Monitoring from inside the cluster
Prometheus node‑exporter already scrapes cgroup v2 metrics when the --collector.cgroups flag is enabled. You can visualize per‑slice CPU and memory usage with a Grafana dashboard that queries:
rate(container_cpu_user_seconds_total{slice=~"k8s-.*"}[1m])
and
container_memory_working_set_bytes{slice=~"k8s-.*"}
Debugging and Monitoring
Inspecting a cgroup
# Show the full tree with enabled controllers
sudo systemd-cgls --tree --all
# Dump the configuration of a specific slice
cat /sys/fs/cgroup/services/nginx/cpu.max
cat /sys/fs/cgroup/services/nginx/memory.max
Common failure modes
| Symptom | Likely cause | Diagnostic command |
|---|---|---|
Process can’t allocate memory despite memory.max being high | memory.low is set too low, causing aggressive reclamation under pressure | cat /sys/fs/cgroup/<cgroup>/memory.low |
| CPU throttling appears random | cpu.max set as a period/quota pair that doesn’t align with real CPU count | cat /sys/fs/cgroup/<cgroup>/cpu.max |
| I/O limits not applied | io.max syntax error or missing major:minor numbers | cat /sys/fs/cgroup/<cgroup>/io.max |
| New containers fall back to v1 hierarchy | Kernel boot parameter cgroup_no_v1 missing, or systemd version < 244 | `systemctl cat systemd |
Live tracing with perf and cgroup2
perf can be scoped to a cgroup, enabling per‑slice performance analysis:
sudo perf top -G $(cat /sys/fs/cgroup/services/postgres/cgroup.procs | head -n1)

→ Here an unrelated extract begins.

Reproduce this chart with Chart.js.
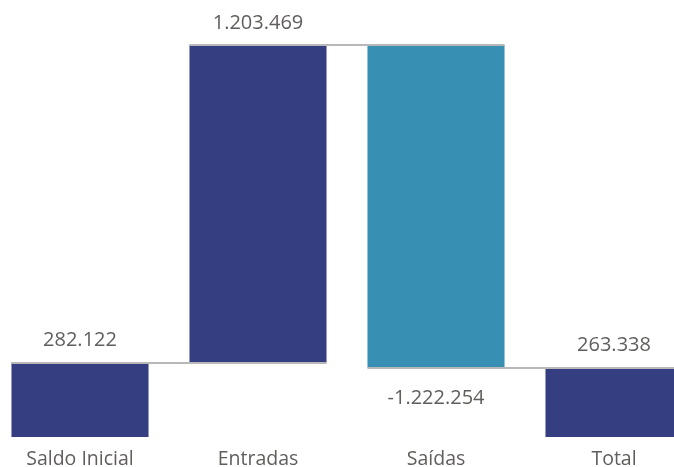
<!DOCTYPE html>
<html>
<head>
<meta charset="utf-8">
<script src="https://cdn.jsdelivr.net/npm/chart.js@4"></script>
<style>
    html, body { margin: 0; padding: 0; background: #fff; overflow: hidden; }
    body { width: 674px; height: 467px; position: relative; }
    #wrap { position: absolute; left: -9px; top: 0; width: 712px; height: 467px; }
</style>
</head>
<body>
<div id="wrap"><canvas id="chartWaterfall"></canvas></div>
<script>
const categories = ["Saldo Inicial", "Entradas", "Saídas", "Total"];
const changes = [282122, 1203469, -1222254, 263338];
const kinds = ["total", "step", "step", "total"];

const colorTotal = "#343e80";
const colorUp = "#343e80";
const colorDown = "#388fb4";

// monta as barras flutuantes a partir dos valores
const ranges = [];
const levels = [];
let running = 0;
for (let i = 0; i < changes.length; i++) {
    if (kinds[i] === "total") {
        ranges.push([0, changes[i]]);
        running = changes[i];
    } else {
        ranges.push([running, running + changes[i]]);
        running += changes[i];
    }
    levels.push(running);
}
const peak = Math.max(...ranges.map(r => Math.max(r[0], r[1])));

function fmt(v) {
    const s = Math.abs(Math.round(v)).toString().replace(/\B(?=(\d{3})+(?!\d))/g, ".");
    return (v < 0 ? "-" : "") + s;
}

const connectors = {
    id: "connectors",
    afterDatasetsDraw(chart) {
        const bars = chart.getDatasetMeta(0).data;
        const y = chart.scales.y;
        const ctx = chart.ctx;
        ctx.save();
        ctx.strokeStyle = "#b8b8b8";
        ctx.lineWidth = 2;
        for (let i = 0; i < bars.length - 1; i++) {
            const py = Math.round(y.getPixelForValue(levels[i]));
            ctx.beginPath();
            ctx.moveTo(bars[i].x - bars[i].width / 2, py);
            ctx.lineTo(bars[i + 1].x + bars[i + 1].width / 2, py);
            ctx.stroke();
        }
        ctx.restore();
    }
};

const valueLabels = {
    id: "valueLabels",
    afterDatasetsDraw(chart) {
        const bars = chart.getDatasetMeta(0).data;
        const ctx = chart.ctx;
        ctx.save();
        ctx.font = "20px 'Open Sans'";
        ctx.fillStyle = "#605e5c";
        ctx.textAlign = "center";
        ctx.textBaseline = "middle";
        bars.forEach((b, i) => {
            const top = Math.min(b.y, b.base);
            const bottom = Math.max(b.y, b.base);
            if (changes[i] < 0) {
                ctx.fillText(fmt(changes[i]), b.x, bottom + 31);
            } else {
                ctx.fillText(fmt(changes[i]), b.x, top - 22);
            }
        });
        ctx.restore();
    }
};

new Chart(document.getElementById("chartWaterfall").getContext("2d"), {
    type: "bar",
    data: {
        labels: categories,
        datasets: [
            {
                data: ranges,
                backgroundColor: changes.map((v, i) => kinds[i] === "total" ? colorTotal : (v < 0 ? colorDown : colorUp)),
                borderWidth: 0,
                borderSkipped: false,
                categoryPercentage: 1,
                barPercentage: 0.77
            }
        ]
    },
    options: {
        responsive: true,
        maintainAspectRatio: false,
        animation: false,
        layout: { padding: { top: 45, left: 0, right: 0, bottom: 0 } },
        scales: {
            x: {
                grid: { display: false },
                border: { display: false },
                ticks: { color: "#605e5c", font: { family: "'Open Sans'", size: 19.5 }, padding: 3, maxRotation: 0 },
                afterFit: s => { s.height = 30; }
            },
            y: { display: false, min: 0, max: peak }
        },
        plugins: {
            legend: { display: false },
            tooltip: { enabled: false }
        }
    },
    plugins: [connectors, valueLabels]
});
</script>
</body>
</html>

The -G flag tells perf to filter events by the cgroup of the given PID, giving you a view of the hottest functions inside that slice.
Key Takeaways
- cgroups v2’s unified hierarchy removes the fragmentation of v1, providing a single source of truth for CPU, memory, I/O, and other resources.

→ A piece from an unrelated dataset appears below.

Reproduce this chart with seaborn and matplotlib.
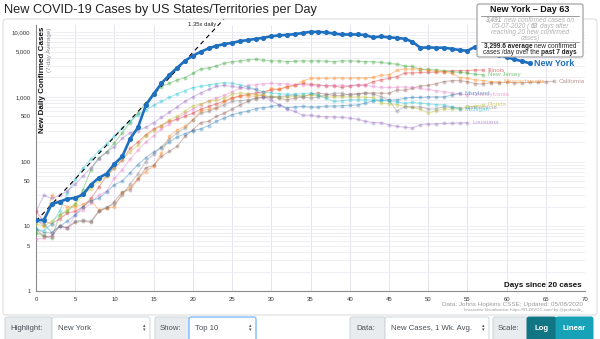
import numpy as np
import pandas as pd
import matplotlib
matplotlib.use("Agg")
import matplotlib.pyplot as plt
import seaborn as sns
from matplotlib.patches import FancyBboxPatch
from matplotlib.ticker import FixedLocator, FuncFormatter, LogLocator, NullFormatter, MultipleLocator

# 7-day average of new confirmed cases, indexed by days since the 20th case
new_york = [12.4, 12.5, 22, 24, 26.5, 27.5, 31, 44, 56, 65,
            92, 120, 225, 337, 740, 1110, 1620, 2180, 2820, 3610,
            4320, 4970, 5610, 6150, 6540, 6840, 7270, 7530, 7880, 8170,
            8670, 8890, 9080, 9310, 9700, 10100, 10100, 9890, 9550, 9200,
            9200, 9200, 8990, 8300, 8600, 8300, 8150, 7900, 7100, 5750,
            5800, 5750, 5750, 5530, 5290, 5160, 5940, 5500, 5000, 4500,
            4080, 3800, 3550, 3299.6]
illinois = [17, 12, 11, 13, 16, 17, 20, 27, 40, 60,
            80, 105, 160, 200, 260, 320, 360, 420, 450, 500,
            560, 640, 710, 780, 860, 960, 1030, 1090, 1150, 1200,
            1280, 1300, 1440, 1500, 1620, 1560, 1530, 1480, 1480, 1400,
            1480, 1530, 1530, 1720, 1830, 1940, 2060, 2330, 2350, 2380,
            2400, 2400, 2450, 2550, 2550, 2550, 2600, 2600]
new_jersey = [8, 7, 6.5, 15, 17, 22, 37, 75, 115, 140,
              195, 280, 400, 565, 810, 1150, 1440, 1620, 1830, 1980,
              2310, 2700, 2800, 3000, 3300, 3500, 3600, 3740, 3800, 3700,
              3600, 3600, 3500, 3550, 3600, 3600, 3600, 3550, 3500, 3600,
              3600, 3550, 3500, 3500, 3400, 3300, 3200, 3000, 2950, 2680,
              2650, 2620, 2550, 2450, 2400, 2320, 2230, 2200]
massachusetts = [13, 10, 30, 23, 20, 20, 22, 25, 18, 19,
                 20, 33, 40, 55, 70, 85, 136, 245, 310, 350,
                 443, 600, 640, 670, 850, 950, 1040, 1040, 1020, 1080,
                 1360, 1300, 1440, 1500, 1750, 1940, 1940, 1940, 1950, 1950,
                 1950, 1950, 1950, 2000, 2180, 2180, 2570, 2700, 2700, 2700,
                 2570, 2500, 2450, 2300, 1990, 1940, 1830, 1790, 1720, 1720]
california = [9, 7, 7, 10, 9.5, 11.5, 12, 11.5, 17, 19,
              24, 34, 37, 53, 80, 87, 120, 144, 172, 245,
              310, 400, 418, 500, 560, 650, 750, 850, 955, 1000,
              1000, 950, 900, 950, 1000, 1100, 1150, 1100, 1050, 1050,
              1100, 1120, 1150, 1150, 1140, 1140, 1270, 1270, 1350, 1470,
              1500, 1600, 1720, 1780, 1780, 1720, 1600, 1590, 1650, 1650,
              1680, 1650, 1650, 1680, 1680, 1720, 1740]
pennsylvania = [6.3, 6.5, 7, 10, 9.5, 15, 18, 23, 30, 35,
                55, 75, 110, 150, 200, 250, 320, 380, 470, 560,
                650, 760, 860, 960, 1050, 1200, 1350, 1500, 1550, 1600,
                1620, 1600, 1580, 1550, 1550, 1500, 1480, 1500, 1520, 1500,
                1480, 1500, 1500, 1450, 1400, 1400, 1400, 1420, 1400, 1350,
                1300, 1250, 1200, 1150, 1100, 1080]
maryland = [12, 11, 8, 10, 12, 15, 20, 25, 27, 34,
            44, 50, 67, 90, 115, 140, 165, 200, 240, 270,
            300, 320, 360, 420, 470, 530, 570, 600, 660, 680,
            710, 753, 680, 700, 710, 700, 700, 720, 720, 730,
            740, 750, 800, 870, 880, 900, 900, 950, 980, 980,
            1000, 1000, 1000, 1060, 1130]
connecticut = [9, 8, 8, 10, 9.5, 12, 12.5, 12, 17, 20,
               22, 30, 45, 65, 100, 130, 170, 220, 280, 330,
               440, 560, 595, 670, 753, 850, 870, 900, 940, 980,
               1000, 1010, 1040, 1070, 1000, 955, 1000, 1080, 1140, 1140,
               1070, 1100, 1140, 1100, 1010, 900, 600, 705, 700, 700,
               650, 650, 705, 690, 680]
michigan = [9, 8.5, 11, 17, 33, 53, 80, 110, 145, 190,
            250, 330, 420, 530, 630, 740, 850, 980, 1110, 1250,
            1390, 1460, 1530, 1600, 1660, 1620, 1530, 1440, 1300, 1200,
            1150, 1120, 1100, 1100, 1120, 1150, 1050, 950, 850, 870,
            900, 900, 900, 900, 900, 850, 830, 800, 820, 800,
            780, 760, 753, 700, 645]
florida = [11, 10, 12, 15, 18, 22, 30, 38, 50, 60,
           80, 110, 140, 180, 250, 300, 360, 440, 500, 600,
           725, 780, 850, 880, 950, 1100, 1150, 1120, 1080, 1050,
           1020, 1000, 1000, 1020, 1050, 1050, 1050, 1000, 1000, 1000,
           1000, 1000, 990, 980, 800, 780, 760, 720, 690, 640,
           570, 600, 650, 650, 650, 700, 720, 750]
louisiana = [17, 30, 27, 30, 35, 45, 60, 80, 110, 140,
             170, 230, 280, 300, 340, 400, 480, 580, 700, 850,
             1000, 1150, 1300, 1450, 1500, 1450, 1400, 1350, 1300, 1010,
             880, 753, 650, 595, 520, 520, 500, 490, 490, 480,
             470, 450, 420, 400, 400, 370, 350, 340, 330, 370,
             380, 380, 390, 390, 395, 400]

other_states = {
    "Illinois": illinois, "New Jersey": new_jersey, "Massachusetts": massachusetts,
    "California": california, "Pennsylvania": pennsylvania, "Maryland": maryland,
    "Florida": florida, "Connecticut": connecticut, "Michigan": michigan,
    "Louisiana": louisiana,
}
state_colors = {
    "Maryland": "#1f77b4", "Massachusetts": "#ff7f0e", "New Jersey": "#2ca02c",
    "Illinois": "#d62728", "Louisiana": "#9467bd", "California": "#8c564b",
    "Pennsylvania": "#e377c2", "Connecticut": "#7f7f7f", "Florida": "#bcbd22",
    "Michigan": "#17becf",
}
highlight_name = "New York"
highlight_color = "#1f6fbf"
highlight_day = 63
highlight_daily = 3491

y_ticks = [1, 5, 10, 50, 100, 500, 1000, 5000, 10000]

guide_start, guide_rate = 12.0, 1.35

sns.set_theme(style="white")
plt.rcParams['font.family'] = ['Liberation Sans', 'DejaVu Sans']

W, H = 600, 339
fig = plt.figure(figsize=(6.0, 3.39), dpi=100)
fig.patch.set_facecolor("white")

ax = fig.add_axes([36 / W, 1 - 291 / H, 549 / W, (291 - 25) / H])
ax.set_facecolor("white")
ax.set_yscale("log")
ax.set_xlim(0, 70)
ax.set_ylim(1, 12900)

# grid and ticks
ax.xaxis.set_major_locator(MultipleLocator(5))
ax.yaxis.set_major_locator(FixedLocator(y_ticks))
ax.yaxis.set_minor_locator(LogLocator(base=10, subs=np.arange(1, 10)))
ax.yaxis.set_major_formatter(FuncFormatter(lambda v, p: f"{int(v):,}"))
ax.yaxis.set_minor_formatter(NullFormatter())
ax.grid(True, axis="x", which="major", color="#e7e3f0", lw=0.7)
ax.grid(True, axis="y", which="both", color="#ecebf4", lw=0.6)
ax.set_axisbelow(True)
for s in ("top", "right"):
    ax.spines[s].set_visible(False)
for s in ("left", "bottom"):
    ax.spines[s].set_color("#8a8a8a")
    ax.spines[s].set_linewidth(0.8)
ax.tick_params(axis="both", which="major", labelsize=4.3, colors="#8a8a8a",
               labelcolor="#333333", length=2.5, width=0.6, pad=1.5)
ax.tick_params(axis="y", which="minor", length=2.0, width=0.4, colors="#9a9a9a")

# other states
label_offsets = {"Pennsylvania": 0.0, "Maryland": 0.0}
for name, vals in other_states.items():
    c = state_colors[name]
    d = pd.DataFrame({"day": np.arange(len(vals)), "cases": vals})
    sns.lineplot(data=d, x="day", y="cases", ax=ax, color=c, lw=0.8, alpha=0.36,
                 marker="o", markersize=2.8, markeredgewidth=0, errorbar=None, zorder=3)
    ax.text(len(vals) - 1 + 0.6, vals[-1], name, color=c, alpha=0.6, fontsize=4.5,
            va="center", ha="left", zorder=4)

# growth guide
g_end = np.log(16000 / guide_start) / np.log(guide_rate)
ax.plot([0, g_end], [guide_start, guide_start * guide_rate ** g_end], ls=(0, (4, 3.5)),
        color="black", lw=0.8, clip_on=False, zorder=5)

# highlighted state
d = pd.DataFrame({"day": np.arange(len(new_york)), "cases": new_york})
sns.lineplot(data=d, x="day", y="cases", ax=ax, color=highlight_color, lw=1.9,
             marker="o", markersize=3.7, markeredgewidth=0, errorbar=None, zorder=6)
ax.text(len(new_york) - 1 + 0.5, new_york[-1], highlight_name, color=highlight_color,
        fontsize=6.5, fontweight="bold", va="center", ha="left", zorder=7)
ax.set_xlabel("")
ax.set_ylabel("")

# overlay in pixel coordinates for page furniture
ov = fig.add_axes([0, 0, 1, 1])
ov.set_xlim(0, W)
ov.set_ylim(H, 0)
ov.axis("off")
renderer = fig.canvas.get_renderer()

ov.add_patch(FancyBboxPatch((3, 19), 594, 296, boxstyle="round,pad=0,rounding_size=3",
                            fc="none", ec="#dedede", lw=0.8))
ov.text(4, 10, "New COVID-19 Cases by US States/Territories per Day", fontsize=9.2,
        color="#222222", va="center", ha="left")

ov.text(42, 27, "New Daily Confirmed Cases", rotation=90, fontsize=5.8, fontweight="bold",
        color="#111111", ha="center", va="top")
ov.text(50, 27, "(7-day Average)", rotation=90, fontsize=4.5, color="#888888",
        ha="center", va="top")
ov.text(202, 24.5, f"{guide_rate}x daily", fontsize=4.2, color="#222222",
        ha="center", va="center")
ov.text(582, 285.5, "Days since 20 cases", fontsize=5.8, fontweight="bold",
        color="#111111", ha="right", va="center")
ov.text(583, 304.5, "Data: Johns Hopkins CSSE; Updated: 05/08/2020", fontsize=4.6,
        color="#9a9a9a", ha="right", va="center")
ov.text(583, 310.5, "Interactive Visualization: https://91-DIVOC.com/ by @profwade_",
        fontsize=3.1, color="#9a9a9a", ha="right", va="center")


def rich_line(xc, y, pieces, size, color, style="normal"):
    """Draw text pieces (text, bold) side by side, centred on xc."""
    def width(s, weight):
        t = ov.text(0, 0, s, fontsize=size, fontweight=weight, style=style)
        w = t.get_window_extent(renderer=renderer).width
        t.remove()
        return w
    space = width("x x", "normal") - width("xx", "normal")
    items = []
    for s, bold in pieces:
        wt = "bold" if bold else "normal"
        items.append((s, wt, width(s, wt)))
    total = sum(w for _, _, w in items) + space * (len(items) - 1)
    x = xc - total / 2
    for s, wt, w in items:
        ov.text(x, y, s, fontsize=size, fontweight=wt, style=style, color=color,
                ha="left", va="center", zorder=12)
        x += w + space


# tooltip
ov.add_patch(FancyBboxPatch((477, 4), 106, 53, boxstyle="round,pad=0,rounding_size=2",
                            fc="white", ec="#9a9a9a", lw=0.8, zorder=10))
ov.text(530, 10, f"{highlight_name} \u2013 Day {highlight_day}", fontsize=6.5,
        fontweight="bold", color="#111111", ha="center", va="center", zorder=11)
ov.plot([481, 579], [15.5, 15.5], color="#8a8a8a", lw=0.6, zorder=11)
rich_line(530, 20.0, [(f"{highlight_daily:,}", True), ("new confirmed cases on", False)],
          4.7, "#b0b0b0", "italic")
rich_line(530, 26.2, [("05-07-2020 (", False), (f"{highlight_day}", True),
                      ("days after", False)], 4.7, "#b0b0b0", "italic")
rich_line(530, 32.4, [("reaching 20 new confirmed", False)], 4.7, "#b0b0b0", "italic")
rich_line(530, 38.2, [("cases)", False)], 4.7, "#b0b0b0", "italic")
ov.plot([481, 579], [42, 42], color="#8a8a8a", lw=0.6, zorder=11)
rich_line(530, 46.5, [(f"{new_york[-1]:,} average", True), ("new confirmed", False)],
          4.7, "#222222")
rich_line(530, 52.5, [("cases /day over the", False), ("past 7 days", True)],
          4.7, "#222222")


# control bar
def ctl_box(x0, x1, fc, ec, lw=0.7):
    ov.add_patch(FancyBboxPatch((x0, 317), x1 - x0, 30, boxstyle="round,pad=0,rounding_size=2",
                                fc=fc, ec=ec, lw=lw))


def arrows(x):
    ov.text(x, 326, "\u25b4", fontsize=3.6, color="#555555", ha="center", va="center",
            family=["DejaVu Sans"])
    ov.text(x, 330, "\u25be", fontsize=3.6, color="#555555", ha="center", va="center",
            family=["DejaVu Sans"])


label_fc, label_ec, txt_c = "#e9ecef", "#ced4da", "#495057"
ctl_box(5, 52, label_fc, label_ec)
ov.text(10, 328.5, "Highlight:", fontsize=5.6, color=txt_c, va="center")
ctl_box(52, 150, "white", label_ec)
ov.text(58, 328.5, "New York", fontsize=5.6, color=txt_c, va="center")
arrows(144)
ctl_box(155, 189, label_fc, label_ec)
ov.text(160, 328.5, "Show:", fontsize=5.6, color=txt_c, va="center")
ctl_box(189, 256, "white", "#80bdff", lw=1.0)
ov.text(195, 328.5, "Top 10", fontsize=5.6, color=txt_c, va="center")
arrows(250)
ctl_box(350, 385, label_fc, label_ec)
ov.text(356, 328.5, "Data:", fontsize=5.6, color=txt_c, va="center")
ctl_box(385, 489, "white", label_ec)
ov.text(391, 328.5, "New Cases, 1 Wk. Avg.", fontsize=5.6, color=txt_c, va="center")
arrows(483)
ctl_box(493, 527, label_fc, label_ec)
ov.text(498, 328.5, "Scale:", fontsize=5.6, color=txt_c, va="center")
ctl_box(527, 556, "#127584", "#127584")
ov.text(541.5, 328.5, "Log", fontsize=5.6, fontweight="bold", color="white",
        ha="center", va="center")
ctl_box(556, 593, "#17a2b8", "#17a2b8")
ov.text(574.5, 328.5, "Linear", fontsize=5.6, fontweight="bold", color="white",
        ha="center", va="center")

fig.savefig("out.png", dpi=100)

- Enable the required controllers once at the root (or a designated parent) via
cgroup.subtree_control; children inherit without extra work. - Production‑grade patterns—service‑per‑cgroup, tenant slices, burstable
memory.low, and per‑deviceio.max—turn abstract limits into concrete, auditable policies. - A short bootstrap script plus a systemd unit makes the hierarchy reproducible across VM images and bare‑metal servers.
- When running Kubernetes, switch the kubelet to the
systemddriver, annotate Pods with a customcgroupParent, and you gain the same isolation guarantees at scale. - Use
systemd-cgls,catof the control files, andperf -Gfor day‑to‑day debugging; Prometheus node‑exporter can surface the metrics to your observability stack.